Hasta la gente de la Parroquia lo notaba y, de modo especial lo percibían, mis
hermanas que entonces vivían conmigo.
Un
día, no recuerdo cuando ni donde fue, me dijeron que si me gustaría ir a
estudiar Derecho Canónico a la Universidad de Navarra, en Pamplona. De entrada
me pareció fabuloso, aunque insinué que lo que me gustaría estudiar era periodismo,
pero para hacer esa carrera, estaba seguro, el Obispo no me concedería permiso,
por lo que dije que sí, que iría a estudiar Derecho Canónico a Pamplona.
Tras
pedir la autorización al Obispo de Palencia, Mons.
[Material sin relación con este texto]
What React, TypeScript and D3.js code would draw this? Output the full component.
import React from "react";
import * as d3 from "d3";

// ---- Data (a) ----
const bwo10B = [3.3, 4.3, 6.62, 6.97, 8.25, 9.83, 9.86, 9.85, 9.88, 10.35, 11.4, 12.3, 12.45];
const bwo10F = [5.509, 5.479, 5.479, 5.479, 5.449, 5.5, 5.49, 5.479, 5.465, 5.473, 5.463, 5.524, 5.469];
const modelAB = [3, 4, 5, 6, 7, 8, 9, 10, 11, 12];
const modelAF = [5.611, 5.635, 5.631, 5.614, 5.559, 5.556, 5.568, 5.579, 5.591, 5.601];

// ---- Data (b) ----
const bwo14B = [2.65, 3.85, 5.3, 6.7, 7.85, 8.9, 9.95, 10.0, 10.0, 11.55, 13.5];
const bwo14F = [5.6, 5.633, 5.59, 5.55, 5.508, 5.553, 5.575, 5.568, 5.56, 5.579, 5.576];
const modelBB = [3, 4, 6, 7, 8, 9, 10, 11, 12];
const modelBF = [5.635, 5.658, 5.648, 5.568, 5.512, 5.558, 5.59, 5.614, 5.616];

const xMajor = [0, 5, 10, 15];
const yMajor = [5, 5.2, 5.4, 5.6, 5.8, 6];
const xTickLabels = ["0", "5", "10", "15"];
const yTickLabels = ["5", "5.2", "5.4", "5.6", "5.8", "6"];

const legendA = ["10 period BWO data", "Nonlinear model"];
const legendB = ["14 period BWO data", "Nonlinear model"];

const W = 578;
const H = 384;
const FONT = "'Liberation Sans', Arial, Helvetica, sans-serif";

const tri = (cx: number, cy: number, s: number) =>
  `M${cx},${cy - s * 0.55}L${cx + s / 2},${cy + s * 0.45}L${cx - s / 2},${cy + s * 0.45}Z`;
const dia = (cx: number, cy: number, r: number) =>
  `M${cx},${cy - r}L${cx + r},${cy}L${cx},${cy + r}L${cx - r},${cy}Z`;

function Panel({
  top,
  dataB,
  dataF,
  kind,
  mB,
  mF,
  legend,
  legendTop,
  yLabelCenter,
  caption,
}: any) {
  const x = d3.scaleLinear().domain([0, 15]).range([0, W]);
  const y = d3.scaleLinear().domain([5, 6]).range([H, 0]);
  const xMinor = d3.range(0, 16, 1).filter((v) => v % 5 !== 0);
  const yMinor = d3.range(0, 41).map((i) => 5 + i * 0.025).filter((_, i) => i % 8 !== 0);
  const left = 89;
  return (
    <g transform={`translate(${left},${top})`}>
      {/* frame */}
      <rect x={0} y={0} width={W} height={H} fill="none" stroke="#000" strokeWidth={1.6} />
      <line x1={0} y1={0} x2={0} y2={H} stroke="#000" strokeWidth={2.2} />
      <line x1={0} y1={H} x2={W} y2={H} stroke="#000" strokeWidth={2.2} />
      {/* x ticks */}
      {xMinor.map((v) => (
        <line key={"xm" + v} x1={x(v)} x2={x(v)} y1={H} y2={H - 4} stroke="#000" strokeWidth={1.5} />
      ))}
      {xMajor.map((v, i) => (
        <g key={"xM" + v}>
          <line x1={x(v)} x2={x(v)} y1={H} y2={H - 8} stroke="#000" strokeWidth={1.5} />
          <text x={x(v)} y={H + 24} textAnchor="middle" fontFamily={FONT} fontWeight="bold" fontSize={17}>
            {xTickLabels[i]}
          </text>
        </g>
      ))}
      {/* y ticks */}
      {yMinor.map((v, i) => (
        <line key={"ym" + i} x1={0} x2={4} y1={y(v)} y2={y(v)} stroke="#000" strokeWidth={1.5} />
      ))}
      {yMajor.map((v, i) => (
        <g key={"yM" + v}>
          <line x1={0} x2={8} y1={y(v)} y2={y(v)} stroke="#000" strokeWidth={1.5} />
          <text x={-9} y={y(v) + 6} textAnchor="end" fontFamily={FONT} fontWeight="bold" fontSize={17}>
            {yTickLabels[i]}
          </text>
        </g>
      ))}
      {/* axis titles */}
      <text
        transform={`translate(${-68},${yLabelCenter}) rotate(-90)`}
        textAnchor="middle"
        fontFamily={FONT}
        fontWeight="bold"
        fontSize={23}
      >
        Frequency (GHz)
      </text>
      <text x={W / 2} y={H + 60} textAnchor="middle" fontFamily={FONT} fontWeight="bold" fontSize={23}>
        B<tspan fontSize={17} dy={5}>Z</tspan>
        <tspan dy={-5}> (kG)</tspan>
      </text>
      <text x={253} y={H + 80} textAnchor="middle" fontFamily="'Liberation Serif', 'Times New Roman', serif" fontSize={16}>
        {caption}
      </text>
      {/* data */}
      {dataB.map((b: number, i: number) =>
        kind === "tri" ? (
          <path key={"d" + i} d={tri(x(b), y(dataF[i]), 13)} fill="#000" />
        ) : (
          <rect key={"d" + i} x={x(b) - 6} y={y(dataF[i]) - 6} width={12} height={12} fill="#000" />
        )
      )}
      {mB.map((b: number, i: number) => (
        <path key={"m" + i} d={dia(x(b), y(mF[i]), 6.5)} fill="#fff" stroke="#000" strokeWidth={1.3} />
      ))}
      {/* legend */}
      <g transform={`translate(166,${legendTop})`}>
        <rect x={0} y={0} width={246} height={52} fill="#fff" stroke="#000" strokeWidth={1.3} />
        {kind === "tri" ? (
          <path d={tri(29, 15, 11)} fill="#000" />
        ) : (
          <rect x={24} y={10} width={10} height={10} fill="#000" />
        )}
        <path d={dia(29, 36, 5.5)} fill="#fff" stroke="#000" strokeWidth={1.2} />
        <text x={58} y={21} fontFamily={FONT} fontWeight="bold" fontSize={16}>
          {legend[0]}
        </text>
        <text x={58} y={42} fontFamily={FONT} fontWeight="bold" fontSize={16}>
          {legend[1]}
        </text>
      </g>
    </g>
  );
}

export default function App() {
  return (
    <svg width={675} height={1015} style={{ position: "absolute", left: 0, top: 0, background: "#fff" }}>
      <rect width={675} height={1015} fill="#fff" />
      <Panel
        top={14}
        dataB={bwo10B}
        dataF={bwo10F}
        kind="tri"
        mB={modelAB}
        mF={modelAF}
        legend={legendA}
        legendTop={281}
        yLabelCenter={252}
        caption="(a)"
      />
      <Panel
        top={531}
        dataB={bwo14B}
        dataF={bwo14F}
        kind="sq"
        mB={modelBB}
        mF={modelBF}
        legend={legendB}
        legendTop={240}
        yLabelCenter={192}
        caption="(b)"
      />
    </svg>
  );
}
José Souto Vizoso, que me
concedió sin ningún reparo y sin prometerme ninguna ayuda económica de parte de
la diócesis, preparé el viaje a Pamplona para comenzar el curso 1967-68.
Antes
había ido, como era frecuente en aquel tiempo, viajando en auto-stop, hasta
Pamplona, con el objeto de conseguir un lugar donde poder vivir. Tuve suerte,
enseguida encontré un piso que me recomendó Don Félix Barrios, un sacerdote
agregado de Segovia, que estaba estudiando en la Universidad de Navarra en
Pamplona.
Ayudado
por un primo que tenía un camión, me trasladé hasta Pamplona, con los pocos
muebles que tenía en Cillamayor. Recuerdo que era un sábado. El domingo después
de celebrar la Misa en la Parroquia de San José, donde luego colaboré muchos años,
ordenamos las cosas del piso.
Al
día siguiente me presenté a Don Amador García Bañón en el Colegio Mayor Aralar.
Después de un breve saludo, de cortesía me dijo: “Sé que vienes a estudiar Derecho
Canónico, pero ¿te daría igual estudiar Teología? Le dije que bueno, y me
matriculé en el primer curso de Licenciatura en Teología.
El
15 de octubre del año 1967 dieron comienzo las primeras clases en la Facultad
de Teología de la Universidad de Navarra, ubicada entonces en unas dependencias
anejas al Claustro de la Catedral de Pamplona. Pero eso es ya otra historia,
como otra historia es el viaje que realizó Nuestro Padre en aquel octubre del
año 1967, para celebrar la Jornada de la Asociación de Amigos de la
Universidad, en la que pude asistir a algunas tertulias de Nuestro Padre.